Kuala Lumpur (VNA) - Malaysia is the world’s second-largest dumping ground for plastic waste from the European Union (EU), undermining its government’s commitments to prevent the Southeast Asian nation from becoming a dumping ground for detritus from around the world.
Data from the Statistical Office of the EU (Eurostat) showed that the amount of plastic waste from this bloc to Malaysia last year increased by 35% compared to 2022. The EU exported 8.5 million tonnes of paper, plastic, and glass to other countries in 2023, up 34% from the year before, of which over a fifth of its destined for dumps in Malaysia.
For exports of recyclable plastic, Türkiye was the largest destination (at 22%), followed by Malaysia (21%) and Indonesia (19%). The volume exported into Malaysia amounted to 283,000 tonnes in 2023, an increase of 99,000 tonnes from the previous year, according to EU data.
In November 2023, EU lawmakers pledged to ban exports of plastic waste to countries outside the Organisation for Economic Cooperation and Development (OECD) from mid-2026. The OECD mainly consists of high-income economies and developed countries, and Malaysia is not a member of the organisation.
A report by plastic waste trade watchdog group Basel Action Network (BAN) criticised the EU for the continued increase in plastic waste exports to poorer countries, which reached 78,000 tonnes in June 2024, compared to 58,000 tonnes of the same period last year.

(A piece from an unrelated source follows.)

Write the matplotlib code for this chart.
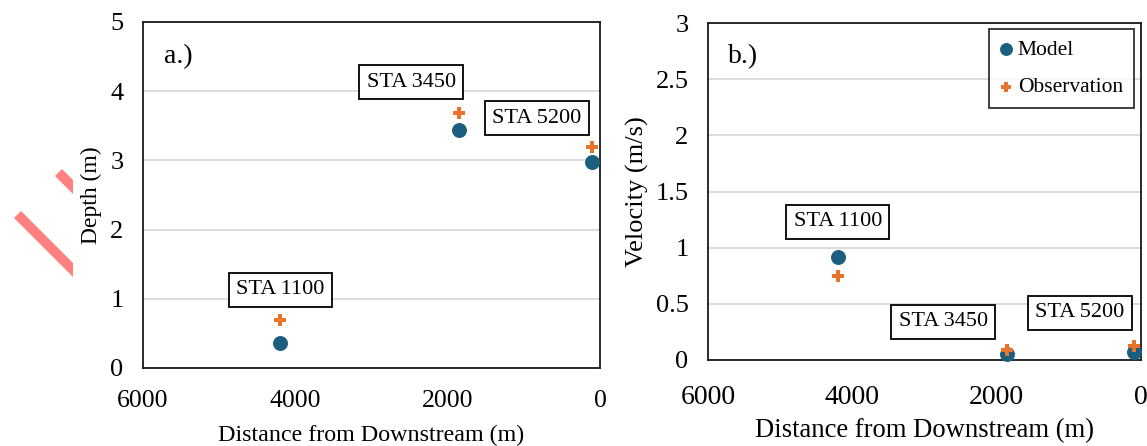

It also called on the High Ambition Alliance (HAC) countries to immediately stop exporting their plastic waste to non-OECD countries, Mexico, and Türkiye.
Malaysia’s Environment Minister Nik Nazmi declared in June that the government does not want the country to become the world's rubbish bin in the face of reports about the booming trade in legally imported waste materials from the West alongside illicit imports run by foreign gangs./.